Each year of education ups the odds by 15% that people will say there’s “truth in more than one religion,” says University of Nebraska-Lincoln professor Philip Schwadel in an article for the Review of Religious Research. Schwadel, an associate professor of sociology, looked at 1,800 U.S. adults’ reported religious beliefs and practices and their education.
People change their perspective because, as people move through high school and college, they acquire an ever-wider range of friendships, including people with different beliefs than their own, Schwadel says. “People don’t want to say their friends are going to hell,” he says.
Or possibly that a student, when fully taught, will become like his or her teacher. And the higher up the education ladder you go, the more likely you are to be taught by people who are liberal in their beliefs and outlook.
What perhaps is surprising here is that, despite how completely over-represented atheism is among university professors, it is not fully reflected among their alumni – they believe less, and take on more accommodating practices (at least I assume that’s what this article was implying), but don’t move over into atheism. I think that reinforces for me what I’ve been increasingly thinking, that atheism is a fairly unnatural position for humans to take up, and it takes a lot of work to get it to catch on among more than a small percentage of the population.

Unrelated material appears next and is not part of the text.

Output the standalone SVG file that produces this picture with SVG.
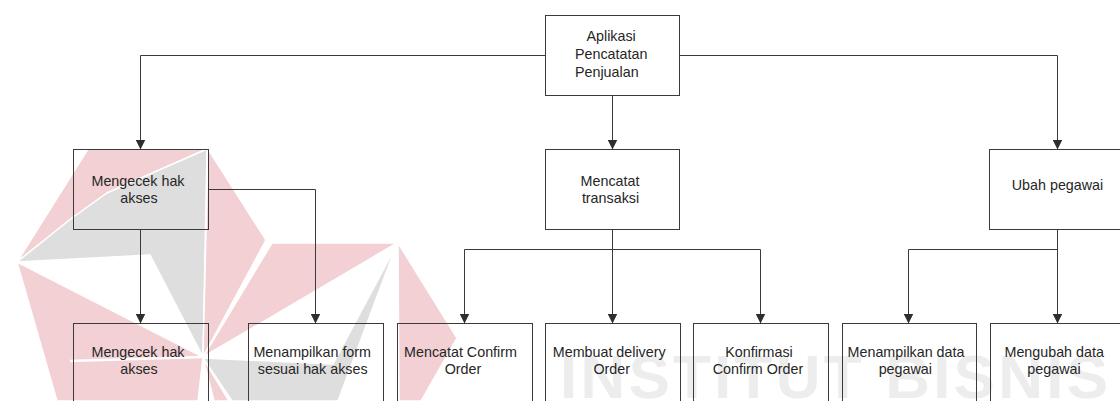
<svg xmlns="http://www.w3.org/2000/svg" width="1120" height="401" viewBox="0 0 1120 401">
<style>
.box{fill:none;stroke:#3a3a3a;stroke-width:1}
.lbl{font-family:"Liberation Sans",Arial,sans-serif;font-size:14.3px;fill:#262626;text-anchor:middle}
.lbs{font-family:"Liberation Sans",Arial,sans-serif;font-size:14.3px;fill:#262626;text-anchor:start}
.con{fill:none;stroke:#3a3a3a;stroke-width:1}
.pk{fill:#f2d0d4;stroke:#fff;stroke-width:1.5;stroke-linejoin:round}
.gy{fill:#dedede;stroke:#fff;stroke-width:1.5;stroke-linejoin:round}
.wm{font-family:"Liberation Sans",Arial,sans-serif;font-weight:bold;font-size:62px;fill:#ededed}
</style>
<defs>
<marker id="arr" viewBox="0 0 10 10" refX="10" refY="5" markerWidth="10" markerHeight="10" markerUnits="userSpaceOnUse" orient="auto">
<path d="M0,0 L10,5 L0,10 z" fill="#2e2e2e"/>
</marker>
</defs>
<rect width="1120" height="401" fill="#fff"/>
<g id="watermark">
<polygon class="pk" points="207,149 88,149 17,262 72,218 107,193"/>
<polygon class="gy" points="207,149 107,193 72,218 17,262 150,255 203,357"/>
<polygon class="pk" points="208,149 266,240 203,357"/>
<polygon class="pk" points="272,243 397,243 203,357"/>
<polygon class="gy" points="203,358 333,364 396,246 338,401 232,401"/>
<polygon class="pk" points="203,358 214,401 229,401"/>
<polygon class="pk" points="398,243 457,338 421,401 399,401"/>
<polygon class="pk" points="17,262 203,357 198,401 57,401"/>
<line x1="70" y1="361" x2="203" y2="357" stroke="#fff" stroke-width="2.5"/>
<text class="wm" x="560" y="398" textLength="548" lengthAdjust="spacing">INSTITUT BISNIS</text>
</g>
<g id="connectors">
<polyline class="con" points="545.5,55.5 140.5,55.5 140.5,149.5" marker-end="url(#arr)"/>
<polyline class="con" points="679.5,55.5 1057.5,55.5 1057.5,149.5" marker-end="url(#arr)"/>
<line class="con" x1="612.5" y1="95.5" x2="612.5" y2="149.5" marker-end="url(#arr)"/>
<line class="con" x1="140.5" y1="229.5" x2="140.5" y2="323.5" marker-end="url(#arr)"/>
<polyline class="con" points="208.5,189.5 315.5,189.5 315.5,323.5" marker-end="url(#arr)"/>
<line class="con" x1="612.5" y1="229.5" x2="612.5" y2="323.5" marker-end="url(#arr)"/>
<polyline class="con" points="612.5,249.5 464.5,249.5 464.5,323.5" marker-end="url(#arr)"/>
<polyline class="con" points="612.5,249.5 760.5,249.5 760.5,323.5" marker-end="url(#arr)"/>
<line class="con" x1="1057.5" y1="229.5" x2="1057.5" y2="323.5" marker-end="url(#arr)"/>
<polyline class="con" points="1057.5,249.5 908.5,249.5 908.5,323.5" marker-end="url(#arr)"/>
</g>
<g id="n-root">
<rect class="box" x="545.5" y="15.5" width="134" height="80"/>
<text class="lbs" x="586.5" y="40.5">Aplikasi</text>
<text class="lbs" x="575" y="58.5">Pencatatan</text>
<text class="lbs" x="575" y="76.5">Penjualan</text>
</g>
<g id="n-cek">
<rect class="box" x="73.5" y="149.5" width="135" height="80"/>
<text class="lbl" x="138" y="185.5">Mengecek hak</text>
<text class="lbl" x="139" y="203">akses</text>
</g>
<g id="n-catat">
<rect class="box" x="545.5" y="149.5" width="134" height="80"/>
<text class="lbl" x="610" y="185.5">Mencatat</text>
<text class="lbl" x="610.5" y="203">transaksi</text>
</g>
<g id="n-ubah">
<rect class="box" x="989.5" y="149.5" width="135" height="80"/>
<text class="lbl" x="1057.5" y="189.5">Ubah pegawai</text>
</g>
<g id="n-cek2">
<rect class="box" x="73.5" y="323.5" width="135" height="80"/>
<text class="lbl" x="138" y="356.5">Mengecek hak</text>
<text class="lbl" x="139" y="374">akses</text>
</g>
<g id="n-form">
<rect class="box" x="248.5" y="323.5" width="135" height="80"/>
<text class="lbl" x="312.2" y="356.5">Menampilkan form</text>
<text class="lbl" x="312.7" y="374">sesuai hak akses</text>
</g>
<g id="n-confirm">
<rect class="box" x="397.5" y="323.5" width="135" height="80"/>
<text class="lbl" x="460.5" y="356.5">Mencatat Confirm</text>
<text class="lbl" x="463" y="374">Order</text>
</g>
<g id="n-delivery">
<rect class="box" x="545.5" y="323.5" width="135" height="80"/>
<text class="lbl" x="609.2" y="356.5">Membuat delivery</text>
<text class="lbl" x="611.7" y="374">Order</text>
</g>
<g id="n-konfirmasi">
<rect class="box" x="693.5" y="323.5" width="135" height="80"/>
<text class="lbl" x="759" y="356.5">Konfirmasi</text>
<text class="lbl" x="758" y="374">Confirm Order</text>
</g>
<g id="n-tampil">
<rect class="box" x="842.5" y="323.5" width="134" height="80"/>
<text class="lbl" x="906" y="356.5">Menampilkan data</text>
<text class="lbl" x="905.3" y="374">pegawai</text>
</g>
<g id="n-ubahdata">
<rect class="box" x="990.5" y="323.5" width="135" height="80"/>
<text class="lbl" x="1054.2" y="356.5">Mengubah data</text>
<text class="lbl" x="1054" y="374">pegawai</text>
</g>
</svg>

This verse came to mind: “Do not deceive yourselves. If any one of you thinks he is wise by the standards of this age, he should become a “fool” so that he may become wise. For the wisdom of this world is foolishness in God’s sight. As it is written: ‘He catches the wise in their craftiness’.” 1 Cor 3:18-19
In engaging with my teen-age and young adult children on this, I have told them that Christianity is the most demanding of religions intellectually and that a shallow knowledge leads to easy dismissal or equivalency tendencies vis-a-vis other world religions whereas deeper scholarship and study breaks through that shallow appreciation to an understanding of the unique blessings of a Christian life. I have offered this in response to the fairly common phenomenon of people falling away in their early adulthood. Ultimately, I think a quality higher education helps this progression toward faith rather than hindering it.
Odd. I have a few years of education behind me, I am definitely not liberal religiously, but I will say “there is some truth in all religions”, since I believe all evil to be a corruption of good. Not having faith in Jesus Christ means you die in your own sin, and so must bear the punishment for your sin. … perhaps not a good series of questions?
My, what an educated reason for embracing universalism. Is the same outcome achieved with facebook?
🙄
Of course, the chestnut question of “truth in more than one religion” is simply an introductory straw man. The truth is Christ. John 14:6. As noted above, it is possible for other religions to seize portions of the truth, while rejecting the full truth of Christ.
Great comments. I think Mark in #1 is onto something, i.e. that atheism is an unnatural position. St Augustine & C.S. Lewis both said that we’re hard-wired to seek out God (St A= “You have made us for yourself and our hearts are restless until we rest in you”; Lewis= Every heart has a God-sized hole in it which nothing else will fit.). And #3- “Christianity is the most demanding of religions intellectually”. All attempts to write it off or bring it down to the level of other religions amounts to sophistry.
#1: University teachers hve never been representative of society at large, any more than politician or journalists. In fact, given that 93% of college teachers are Democrats, we should conclude they are a sect. It’s called groupthink or sociology of knowledge.
I would certainly hope that university faculties would not be representative of society at large. One wants these people to be experts in their fields, not chosen because they mirror the average Joe. By the way, I question the “93%” figure. I’ve spent a fair amount of time on college campuses and my unofficial, unscientific sense of things and that a lot of faculty (i.e., well more than 7%) didn’t buy into US party politics one way or another) Oh, one more thing: what does being a “Democrat” have to do with theology or religious views?
The reading that I did in my undergraduate days liberalized my own Christian beliefs, and the reading that I did following on (and in part, enabled by) my undergraduate education led me to more traditional and catholic beliefs, as I came grips with deeper scholarship and responded to the positions to which I was earlier exposed.